In the current GOP, the culture wars — stirred for all those years by talk radio & Fox News— are ascendant.  So the Party is searching for the hook to translate all that anger into votes. Immigration has been a decent issue, but it runs into the problem that immigration is just not all that unpopular in the mainstream. So now they have fixed upon this transgender issue as a way to gin up the bloodlust of the faithful. And of course they fixate on “edge” cases— bearded high school transgender girls winning swim meets, and the occasional regretful surgical switcher. (And note, as we’ve stated before, that gay marriage has totally flopped as a motivator for conservatives.)

So this is why all these “bathroom” bills & intrusive laws forbidding parents from making decisions for their families have surfaced.

I think it’s a weak issue. It will be flashy for a while.But in 3 or 4 years, transgender issues will be about as prominent in the political debate as gay marriage—which is to say, not at all prominent.
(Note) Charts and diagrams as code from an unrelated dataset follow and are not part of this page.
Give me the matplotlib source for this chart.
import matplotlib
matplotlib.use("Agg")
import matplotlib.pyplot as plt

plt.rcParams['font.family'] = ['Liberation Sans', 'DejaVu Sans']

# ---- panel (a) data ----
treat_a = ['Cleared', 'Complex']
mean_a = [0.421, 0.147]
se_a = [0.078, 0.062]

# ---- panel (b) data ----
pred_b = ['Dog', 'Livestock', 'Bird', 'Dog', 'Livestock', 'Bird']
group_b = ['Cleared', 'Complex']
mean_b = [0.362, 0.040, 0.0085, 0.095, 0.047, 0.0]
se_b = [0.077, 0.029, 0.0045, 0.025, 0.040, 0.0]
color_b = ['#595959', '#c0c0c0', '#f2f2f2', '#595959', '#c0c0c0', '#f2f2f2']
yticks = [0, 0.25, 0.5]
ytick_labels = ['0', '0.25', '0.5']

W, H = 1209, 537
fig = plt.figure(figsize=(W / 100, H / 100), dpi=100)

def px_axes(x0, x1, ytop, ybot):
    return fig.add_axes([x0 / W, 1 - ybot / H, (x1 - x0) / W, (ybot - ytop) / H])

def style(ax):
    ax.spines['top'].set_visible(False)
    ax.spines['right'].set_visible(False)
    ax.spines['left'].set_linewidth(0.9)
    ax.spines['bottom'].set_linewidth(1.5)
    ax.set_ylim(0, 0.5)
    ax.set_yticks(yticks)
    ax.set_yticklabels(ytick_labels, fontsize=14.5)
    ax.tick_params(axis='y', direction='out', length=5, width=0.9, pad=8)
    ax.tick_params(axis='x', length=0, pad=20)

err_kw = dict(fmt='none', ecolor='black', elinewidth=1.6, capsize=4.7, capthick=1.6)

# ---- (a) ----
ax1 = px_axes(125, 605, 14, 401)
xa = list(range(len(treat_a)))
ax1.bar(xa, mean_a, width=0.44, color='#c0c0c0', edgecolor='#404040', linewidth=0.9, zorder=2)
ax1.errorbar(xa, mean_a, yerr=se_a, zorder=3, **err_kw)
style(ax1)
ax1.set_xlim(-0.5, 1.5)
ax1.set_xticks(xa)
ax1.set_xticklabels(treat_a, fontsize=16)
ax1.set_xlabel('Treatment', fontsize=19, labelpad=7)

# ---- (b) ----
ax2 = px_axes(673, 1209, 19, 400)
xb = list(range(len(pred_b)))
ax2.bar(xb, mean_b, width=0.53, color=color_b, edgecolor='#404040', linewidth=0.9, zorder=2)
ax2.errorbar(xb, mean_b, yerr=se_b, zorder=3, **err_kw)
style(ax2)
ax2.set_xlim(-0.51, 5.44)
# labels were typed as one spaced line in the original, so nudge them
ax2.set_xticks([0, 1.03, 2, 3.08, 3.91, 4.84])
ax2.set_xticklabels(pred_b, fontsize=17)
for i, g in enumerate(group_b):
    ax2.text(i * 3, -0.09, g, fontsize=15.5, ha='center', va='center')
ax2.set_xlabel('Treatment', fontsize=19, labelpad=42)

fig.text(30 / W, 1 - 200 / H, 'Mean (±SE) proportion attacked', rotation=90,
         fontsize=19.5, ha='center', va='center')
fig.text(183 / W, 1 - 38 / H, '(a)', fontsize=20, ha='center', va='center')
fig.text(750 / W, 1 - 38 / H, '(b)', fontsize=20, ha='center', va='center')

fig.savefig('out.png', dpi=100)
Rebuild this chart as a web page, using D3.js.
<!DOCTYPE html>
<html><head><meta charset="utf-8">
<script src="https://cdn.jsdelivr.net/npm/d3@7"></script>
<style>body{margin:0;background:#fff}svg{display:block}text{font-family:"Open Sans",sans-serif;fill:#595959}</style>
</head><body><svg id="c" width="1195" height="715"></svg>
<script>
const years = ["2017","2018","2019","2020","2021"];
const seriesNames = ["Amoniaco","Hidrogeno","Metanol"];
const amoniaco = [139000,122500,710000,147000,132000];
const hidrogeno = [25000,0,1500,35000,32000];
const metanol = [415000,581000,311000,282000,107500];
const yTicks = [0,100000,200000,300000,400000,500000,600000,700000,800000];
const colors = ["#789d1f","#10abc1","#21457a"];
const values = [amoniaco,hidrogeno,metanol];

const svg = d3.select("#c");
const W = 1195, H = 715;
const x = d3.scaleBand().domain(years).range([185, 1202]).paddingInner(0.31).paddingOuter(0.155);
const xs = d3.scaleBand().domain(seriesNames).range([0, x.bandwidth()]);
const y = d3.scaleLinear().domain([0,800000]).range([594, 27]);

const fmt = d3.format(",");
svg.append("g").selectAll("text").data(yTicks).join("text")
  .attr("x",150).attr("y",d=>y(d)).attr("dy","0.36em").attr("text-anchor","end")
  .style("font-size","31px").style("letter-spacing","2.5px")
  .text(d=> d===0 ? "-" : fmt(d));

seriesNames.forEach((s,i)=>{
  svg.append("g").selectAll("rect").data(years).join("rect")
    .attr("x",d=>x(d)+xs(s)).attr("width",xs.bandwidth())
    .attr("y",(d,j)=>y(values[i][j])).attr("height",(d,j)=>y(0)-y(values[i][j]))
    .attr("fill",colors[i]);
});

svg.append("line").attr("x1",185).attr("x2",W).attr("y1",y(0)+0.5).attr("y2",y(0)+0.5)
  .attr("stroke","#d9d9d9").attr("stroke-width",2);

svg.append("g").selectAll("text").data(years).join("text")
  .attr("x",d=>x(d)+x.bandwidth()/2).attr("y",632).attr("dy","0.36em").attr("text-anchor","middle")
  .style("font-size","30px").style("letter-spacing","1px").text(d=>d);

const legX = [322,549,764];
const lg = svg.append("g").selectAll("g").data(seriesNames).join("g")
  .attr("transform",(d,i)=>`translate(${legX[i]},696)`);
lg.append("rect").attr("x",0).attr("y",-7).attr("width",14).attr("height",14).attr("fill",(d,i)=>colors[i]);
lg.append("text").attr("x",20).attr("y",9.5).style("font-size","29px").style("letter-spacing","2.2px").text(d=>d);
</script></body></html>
Meanwhile, the GOP will have moved on… to what?  The correct method of execution for abortionists?  (Impalement vs burning at the stake.) The correct style of stocks for women who get abortions?  The purge of the Civil War from history texts?  The mind reels.  

Mark M.


Sorry I’m a bit late—again—on this one. Great political insights from disaffected rural voters to the elephant-riding cultural warriors of the right. I think a lot of the rural problem goes back to those votes being taken for granted by the Democratic Party. I remember back in 2016—pre-apocalyptic political times—when Hillary was criticized for not once visiting Wisconsin. I think daughter Chelsea showed up at the Anodyne in Milwaukee, but that was about it. That’s some cocky shit. I think a lot of those rural voters, particularly farmers, had been suffering for years with lowered subsidies, higher taxes, and being priced out of the market by the massive agribusiness machines. So those voters said fuck you to the Democrats. We might as well go Trump. And they did.

I also think that whenever Agent Orange plays the victim ticket—that the DOJ men in black are after him—and which he does often, it tends to strike a chord with these disaffected voters, who have also felt victimized or ignored by their own representatives. 

Transgender and education are easy targets for DeSantis and his ilk. Attacking them makes it seem as if they’re actually improving America. The irony is that the majority of Americans don’t care about trans politics or critical race theory. They do, however, care about abortion rights and gun control measures. Maybe they’ll be the next great rising, like our rural friends, of the disaffected.